-- Written instruction --
Find how many lines contain the word "chart" and state that number alone.

::: Data for this task :::

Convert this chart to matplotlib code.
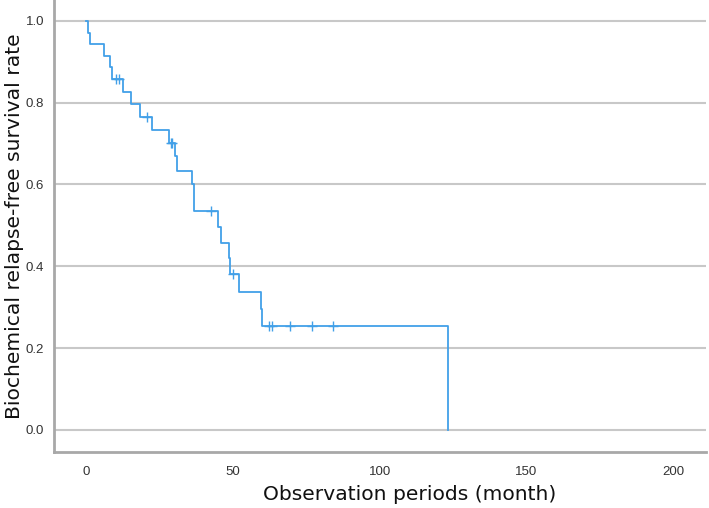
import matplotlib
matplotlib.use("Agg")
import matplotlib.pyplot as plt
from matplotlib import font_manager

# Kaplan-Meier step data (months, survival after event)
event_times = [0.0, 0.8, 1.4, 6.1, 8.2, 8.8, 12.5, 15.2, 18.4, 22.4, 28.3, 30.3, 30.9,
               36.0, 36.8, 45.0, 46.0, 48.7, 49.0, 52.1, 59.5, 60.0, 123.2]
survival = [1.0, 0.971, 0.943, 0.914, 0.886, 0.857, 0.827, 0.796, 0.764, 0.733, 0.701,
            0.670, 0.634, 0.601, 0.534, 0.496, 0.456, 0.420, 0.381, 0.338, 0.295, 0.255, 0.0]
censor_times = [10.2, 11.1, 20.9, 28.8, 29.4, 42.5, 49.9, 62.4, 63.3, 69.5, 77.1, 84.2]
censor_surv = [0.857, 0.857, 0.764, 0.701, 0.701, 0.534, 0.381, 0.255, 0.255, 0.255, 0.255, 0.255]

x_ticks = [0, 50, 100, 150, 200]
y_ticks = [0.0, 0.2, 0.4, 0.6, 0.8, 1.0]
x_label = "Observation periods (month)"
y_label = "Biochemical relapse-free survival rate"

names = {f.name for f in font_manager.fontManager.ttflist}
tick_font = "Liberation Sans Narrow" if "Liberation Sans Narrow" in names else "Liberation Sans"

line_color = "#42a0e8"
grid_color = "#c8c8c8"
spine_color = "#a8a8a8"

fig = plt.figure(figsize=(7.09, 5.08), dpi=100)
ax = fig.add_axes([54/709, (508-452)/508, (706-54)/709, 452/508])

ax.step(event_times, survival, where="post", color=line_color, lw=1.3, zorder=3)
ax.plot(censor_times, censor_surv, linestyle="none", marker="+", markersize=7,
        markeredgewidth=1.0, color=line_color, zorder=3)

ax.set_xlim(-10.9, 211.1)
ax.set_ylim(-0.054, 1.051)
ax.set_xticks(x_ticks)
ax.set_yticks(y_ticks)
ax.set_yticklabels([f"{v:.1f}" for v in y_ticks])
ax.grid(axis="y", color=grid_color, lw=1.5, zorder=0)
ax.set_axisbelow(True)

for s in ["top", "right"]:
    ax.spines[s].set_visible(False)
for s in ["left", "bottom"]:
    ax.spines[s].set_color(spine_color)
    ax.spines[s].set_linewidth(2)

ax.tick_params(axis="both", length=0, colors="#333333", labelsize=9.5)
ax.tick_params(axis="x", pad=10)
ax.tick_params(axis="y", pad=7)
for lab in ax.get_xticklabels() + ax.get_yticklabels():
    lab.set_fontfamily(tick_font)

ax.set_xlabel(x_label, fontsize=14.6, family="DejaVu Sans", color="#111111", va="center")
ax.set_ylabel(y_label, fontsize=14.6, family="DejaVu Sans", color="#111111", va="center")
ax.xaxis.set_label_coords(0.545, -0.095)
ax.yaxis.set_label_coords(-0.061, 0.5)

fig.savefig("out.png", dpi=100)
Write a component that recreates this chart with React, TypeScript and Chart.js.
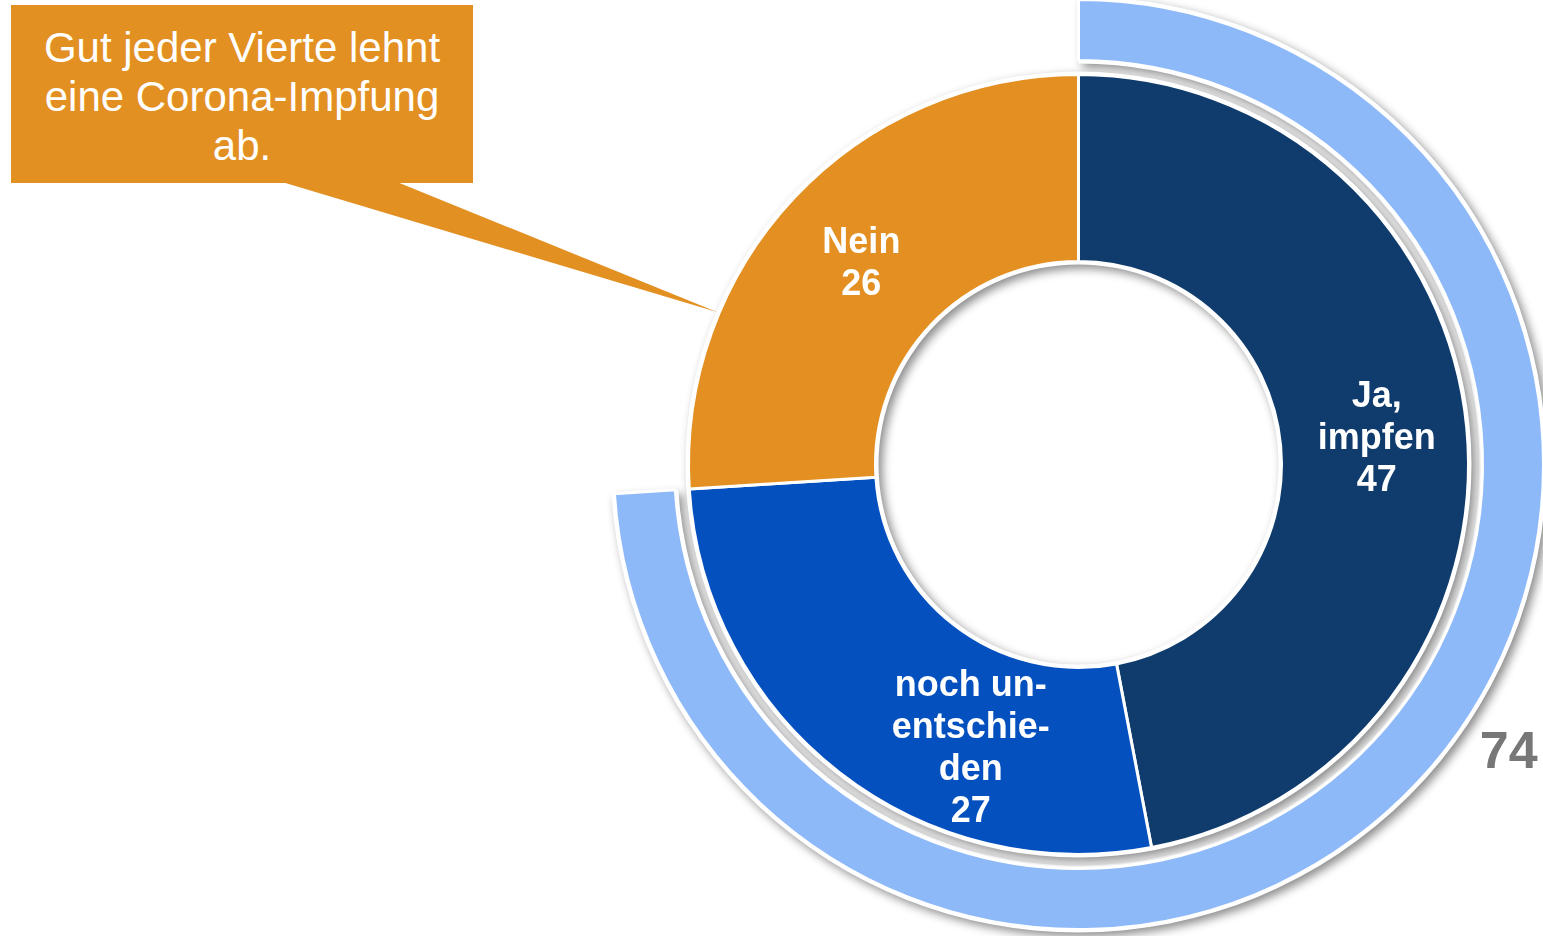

:::

-- Output --
2